I finally got back to this. It is a known and endemic issue that pops up from time to time. The issues I’m aware of so far are related to random sets being used where strict order is required. This may result in non-deterministic uselists issued by the bitcode/assembly writers.
There is no great way to go about pro-active testing for this. Collecting the tests so far and running them as regression tests occasionally might serve as a feel better bandage. Neither can I think of good checks in a verifier. These bugs show up from time to time, disappear, show up again, and essentially any commit could expose them or make them disappear.
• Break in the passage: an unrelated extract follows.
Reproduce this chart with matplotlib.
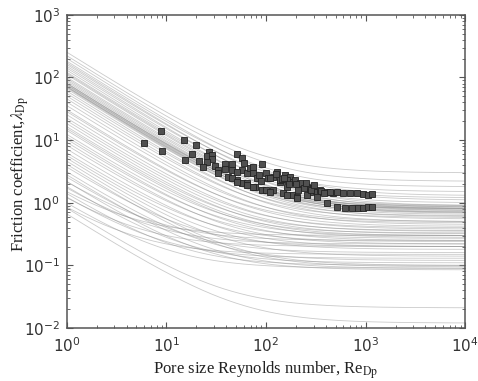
import numpy as np
import matplotlib
matplotlib.use('Agg')
import matplotlib.pyplot as plt

plt.rcParams['mathtext.fontset'] = 'custom'
plt.rcParams['mathtext.rm'] = 'Liberation Sans'
plt.rcParams['mathtext.it'] = 'Liberation Sans:italic'

# correlation curves: lambda = A/Re + B  (A ~ value at Re=1, B ~ plateau)
A = [250, 220, 200, 180, 170, 160, 150, 140, 130, 120, 115, 110, 100, 95, 90,
     85, 80, 80, 78, 75, 75, 72, 70, 70, 68, 65, 60, 55, 50, 45, 40, 35, 30,
     28, 25, 22, 20, 18, 16, 15, 14, 12, 11, 10, 9, 8, 7, 6, 5.5, 5, 4.5, 4,
     3.5, 3, 2.7, 2.4, 2.1, 1.9, 1.7, 1.5, 1.3, 1.2, 1.1, 1.0, 0.9, 0.8, 0.7, 0.65]
B = [3.0, 2.2, 1.3, 1.8, 1.1, 1.5, 0.9, 1.2, 0.85, 1.0, 0.8, 0.75, 0.9, 0.82, 0.7,
     0.78, 0.85, 0.72, 0.8, 0.88, 0.68, 0.75, 0.8, 0.65, 0.6, 0.7, 0.55, 0.62, 0.5,
     0.58, 0.45, 0.5, 0.42, 0.48, 0.38, 0.4, 0.35, 0.32, 0.36, 0.3, 0.28, 0.33, 0.25,
     0.3, 0.22, 0.27, 0.2, 0.24, 0.18, 0.14, 0.1, 0.095, 0.2, 0.12, 0.09, 0.16, 0.085,
     0.25, 0.11, 0.22, 0.1, 0.3, 0.13, 0.2, 0.09, 0.021, 0.15, 0.012]

# experimental points (Re_Dp, lambda_Dp)
re_exp = [5.9, 8.8, 9.0, 15.0, 20, 18, 15.3, 26.7, 25.3, 29, 21.2, 29, 25.3, 23.3,
          30.7, 33, 33, 38.3, 38.3, 46, 51, 46, 41.5, 51, 58, 60, 58, 65, 58, 65,
          69, 74, 74, 77, 92, 82, 99, 92, 105, 117, 117, 129, 138, 155, 164, 174,
          184, 184, 204, 230, 260, 276, 296, 326, 51, 110, 138, 164, 195, 219, 347,
          408, 468, 46, 51, 65, 74, 99, 110, 148, 164, 204, 260, 326, 408, 436,
          518, 592, 697, 817, 943, 1059, 1170, 518, 620, 735, 836, 943, 1059, 1170,
          125, 145, 170, 200, 240, 280, 300, 360, 380, 250, 210, 90, 85, 150]
lam_exp = [9.0, 14.0, 6.7, 10.1, 8.4, 6.0, 4.8, 6.5, 5.6, 5.8, 4.7, 5.0, 4.5, 3.7,
           3.9, 3.3, 3.0, 4.2, 3.5, 4.2, 6.0, 3.3, 2.6, 2.3, 5.2, 4.3, 3.3, 3.0, 2.07,
           2.07, 3.6, 3.7, 3.0, 1.79, 4.2, 2.5, 3.0, 1.6, 2.5, 2.6, 1.6, 3.1, 2.15,
           2.8, 1.79, 2.6, 2.15, 1.33, 1.24, 1.92, 1.79, 1.49, 1.72, 1.49, 3.1, 2.5,
           2.3, 2.3, 2.3, 2.07, 1.6, 1.49, 1.43, 2.5, 2.15, 1.92, 1.79, 1.6, 1.49,
           1.43, 1.33, 1.19, 1.33, 1.24, 1.0, 1.49, 1.49, 1.43, 1.43, 1.43, 1.38,
           1.33, 1.38, 0.86, 0.83, 0.83, 0.83, 0.83, 0.86, 0.86,
           2.9, 2.4, 2.0, 2.0, 1.7, 1.6, 1.9, 1.55, 1.45, 2.1, 1.6, 2.2, 2.8, 2.5]

re = np.logspace(0, 4, 300)

fig = plt.figure(figsize=(4.78, 3.81), dpi=100)
ax = fig.add_axes([0.140, 0.139, 0.833, 0.822])

for a, b in zip(A, B):
    ax.plot(re, a / re + b, color='#8a8a8a', lw=0.6, alpha=0.45)

ax.plot(re_exp, lam_exp, 's', ms=4.4, mfc='#505050', mec='#222222', mew=0.6)

ax.set_xscale('log')
ax.set_yscale('log')
ax.set_xlim(1, 1e4)
ax.set_ylim(1e-2, 1e3)

for s in ax.spines.values():
    s.set_color('#555555')
    s.set_linewidth(1.1)
ax.tick_params(which='both', direction='in', top=True, right=True, colors='#555555',
               labelcolor='#333333', labelsize=11)
ax.tick_params(which='major', length=4)
ax.tick_params(which='minor', length=2.5)
ax.tick_params(axis='x', which='major', pad=6)
ax.tick_params(axis='y', which='major', pad=5)

ax.set_xlabel(r'Pore size Reynolds number, Re$_{\rm Dp}$', family='Liberation Serif',
              fontsize=12, color='#222222', math_fontfamily='stix')
ax.set_ylabel(r'Friction coefficient,$\lambda_{\rm Dp}$', family='Liberation Serif',
              fontsize=12, color='#222222', math_fontfamily='stix')
ax.yaxis.set_label_coords(-0.09, 0.49)
ax.xaxis.set_label_coords(0.5, -0.1)

fig.savefig('out.png', dpi=100)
The medicine to take may well be supplying deterministic implementations for DenseMap, SmallPtrSet, and probably DenseSet - and have current usage limited to cases where order is irrelevant, like in data flow analysis etc.
Isn’t LLVM_REVERSE_ITERATION intended to catch issues where we depend on the iteration order? I don’t know if we have bots using this flag though.
Would building something like LLVM itself with a host clang built with and without this flag and comparing the output be enough?
This is a good idea. You would want to check the usual test suites first. For debugging simplicity, but also to increase the probability of finding issues. The crux is that you usually need a random number of runs before you can spot the issue. A simple a/b I would not consider prove for the absence of the issue, even with the forward/reverse perturbation. But I could see a bot running many a/b tests to spit them out over time.